Parallelising file processing using rayon

1.7k views Asked by At

I've got 7 CSV files (55 MB each) in my local source folder which I want to convert into JSON format and store into local folder. My OS is MacOS (Quad-Core Intel i5). Basically, it is a simple Rust program which is run from a console as

./target/release/convert <source-folder> <target-folder>

My multithreading approach using Rust threads is ass following

fn main() -> Result<()> {
    let source_dir = PathBuf::from(get_first_arg()?);
    let target_dir = PathBuf::from(get_second_arg()?);

    let paths = get_file_paths(&source_dir)?;

    let mut handles = vec![];
    for source_path in paths {
        let target_path = create_target_file_path(&source_path, &target_dir)?;

        handles.push(thread::spawn(move || {
            let _ = convert(&source_path, &target_path);
        }));
    }

    for h in handles {
        let _ = h.join();
    }

    Ok(())
}

I run it using time to measure CPU utilisation which gives

2.93s user 0.55s system 316% cpu 1.098 total

Then I try to implement the same task using the rayon (threadpool) crate:

fn main() -> Result<()> {
    let source_dir = PathBuf::from(get_first_arg()?);
    let target_dir = PathBuf::from(get_second_arg()?);

    let paths = get_file_paths(&source_dir)?;
    let pool = rayon::ThreadPoolBuilder::new().num_threads(15).build()?;

    for source_path in paths {
        let target_path = create_target_file_path(&source_path, &target_dir)?;

        pool.install(|| {
            let _ = convert(&source_path, &target_path);
        });
    }

    Ok(())
}

I run it using time to measure CPU utilisation which gives

2.97s user 0.53s system 98% cpu 3.561 total

I can't see any improvements when I use rayon. I probably use rayon the wrong way. Does anyone have an idea what is wrong with it?

Update (09 Apr)

After some time of fight with the Rust checker , just want to share a solution, maybe it could help others, or anyone else could suggest a better approach/solution

pool.scope(move |s| {
        for source_path in paths {
            let target_path = create_target_file_path(&source_path, &target_dir).unwrap();
            s.spawn(move |_s| {
                convert(&source_path, &target_path).unwrap();
            });
        }
    });

But still does not beat the approach using rust std::thread for 113 files.
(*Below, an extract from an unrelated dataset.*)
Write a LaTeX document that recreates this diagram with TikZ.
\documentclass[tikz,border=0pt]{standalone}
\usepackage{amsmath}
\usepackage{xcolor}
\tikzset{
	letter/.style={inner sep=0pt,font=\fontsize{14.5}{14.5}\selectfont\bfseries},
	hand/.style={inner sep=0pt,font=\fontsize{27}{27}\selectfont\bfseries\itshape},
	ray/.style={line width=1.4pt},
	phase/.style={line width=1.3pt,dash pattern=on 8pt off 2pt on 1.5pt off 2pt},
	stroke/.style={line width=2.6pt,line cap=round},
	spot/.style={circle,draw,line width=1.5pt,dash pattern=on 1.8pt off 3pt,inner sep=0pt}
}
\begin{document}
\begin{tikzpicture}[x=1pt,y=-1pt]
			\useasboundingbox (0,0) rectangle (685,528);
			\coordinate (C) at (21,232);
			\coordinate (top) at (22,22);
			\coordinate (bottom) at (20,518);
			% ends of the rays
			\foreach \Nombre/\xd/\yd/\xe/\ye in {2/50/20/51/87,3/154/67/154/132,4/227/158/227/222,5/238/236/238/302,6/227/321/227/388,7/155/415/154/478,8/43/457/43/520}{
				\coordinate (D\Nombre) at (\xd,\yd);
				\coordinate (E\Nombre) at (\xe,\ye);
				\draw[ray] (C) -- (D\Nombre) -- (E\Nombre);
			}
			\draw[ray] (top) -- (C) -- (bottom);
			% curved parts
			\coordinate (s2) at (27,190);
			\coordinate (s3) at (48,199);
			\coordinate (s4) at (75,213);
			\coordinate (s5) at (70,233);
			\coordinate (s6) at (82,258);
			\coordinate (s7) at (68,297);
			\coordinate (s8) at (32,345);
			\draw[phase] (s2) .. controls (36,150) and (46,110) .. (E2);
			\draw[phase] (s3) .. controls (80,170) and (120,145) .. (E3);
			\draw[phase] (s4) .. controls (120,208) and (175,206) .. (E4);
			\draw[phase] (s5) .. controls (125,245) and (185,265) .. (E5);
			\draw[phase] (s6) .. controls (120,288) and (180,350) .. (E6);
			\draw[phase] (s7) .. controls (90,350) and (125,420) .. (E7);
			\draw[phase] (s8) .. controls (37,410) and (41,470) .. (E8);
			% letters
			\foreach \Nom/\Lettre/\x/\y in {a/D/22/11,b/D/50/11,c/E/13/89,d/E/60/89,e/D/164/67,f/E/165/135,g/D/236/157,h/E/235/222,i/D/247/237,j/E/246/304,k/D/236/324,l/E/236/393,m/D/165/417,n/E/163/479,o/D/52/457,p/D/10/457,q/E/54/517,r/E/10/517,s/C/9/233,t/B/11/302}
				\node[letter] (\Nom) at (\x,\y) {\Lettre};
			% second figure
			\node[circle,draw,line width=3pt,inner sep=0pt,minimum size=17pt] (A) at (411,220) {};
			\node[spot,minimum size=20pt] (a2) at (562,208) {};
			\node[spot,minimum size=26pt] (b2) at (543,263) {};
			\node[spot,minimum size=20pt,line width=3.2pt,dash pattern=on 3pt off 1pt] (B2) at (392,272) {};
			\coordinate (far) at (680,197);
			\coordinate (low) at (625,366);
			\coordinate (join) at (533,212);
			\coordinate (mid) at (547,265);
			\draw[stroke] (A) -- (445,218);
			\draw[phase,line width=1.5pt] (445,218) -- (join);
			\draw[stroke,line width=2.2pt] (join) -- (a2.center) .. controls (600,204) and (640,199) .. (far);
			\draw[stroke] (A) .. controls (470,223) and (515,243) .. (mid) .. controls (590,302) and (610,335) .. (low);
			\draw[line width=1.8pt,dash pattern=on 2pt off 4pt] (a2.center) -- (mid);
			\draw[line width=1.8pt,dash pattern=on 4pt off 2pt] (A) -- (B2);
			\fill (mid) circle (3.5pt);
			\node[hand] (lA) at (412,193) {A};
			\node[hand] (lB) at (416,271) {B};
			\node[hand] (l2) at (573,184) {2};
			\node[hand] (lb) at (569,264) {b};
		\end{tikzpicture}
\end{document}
46.72s user 8.30s system 367% cpu 14.955 total

Update (10 Apr)

After @maxy comment

// rayon solution
paths.into_par_iter().for_each(|source_path| {
        let target_path = create_target_file_path(&source_path, &target_dir);

        match target_path {
            Ok(target_path) => {
                info!(
                    "Processing {}",
                    target_path.to_str().unwrap_or("Unable to convert")
                );
                let res = convert(&source_path, &target_path);
                if let Err(e) = res {
                    error!("{}", e);
                }
            }
            Err(e) => error!("{}", e),
        }
    });
    // std::thread solution
    let mut handles = vec![];
    for source_path in paths {
        let target_path = create_target_file_path(&source_path, &target_dir)?;
        handles.push(thread::spawn(move || {
            let _ = convert(&source_path, &target_path);
        }));
    }

    for handle in handles {
        let _ = handle.join();
    }

Comparison on 57 files:

std::threads: 23.71s user 4.19s system 356% cpu 7.835 total
rayon:        23.36s user 4.08s system 324% cpu 8.464 total
1

There are 1 answers

4
maxy On BEST ANSWER

The docu for rayon install is not super clear, but the signature:

pub fn install<OP, R>(&self, op: OP) -> R where
    R: Send,
    OP: FnOnce() -> R + Send, 

says it returns type R. The same type R that your closure returns. So obviously install() has to wait for the result.

This only makes sense if the closure spawns additional tasks, for example by using .par_iter() inside the closure. I suggest to use rayon's parallel iterators directly (instead of your for loop) over the list of files. You don't even need to create your own thread pool, the default pool is usually fine.

If you insist on doing it manually, you'll have to use spawn() instead of install. And you'll probably have to move your loop into a lambda passed to scope().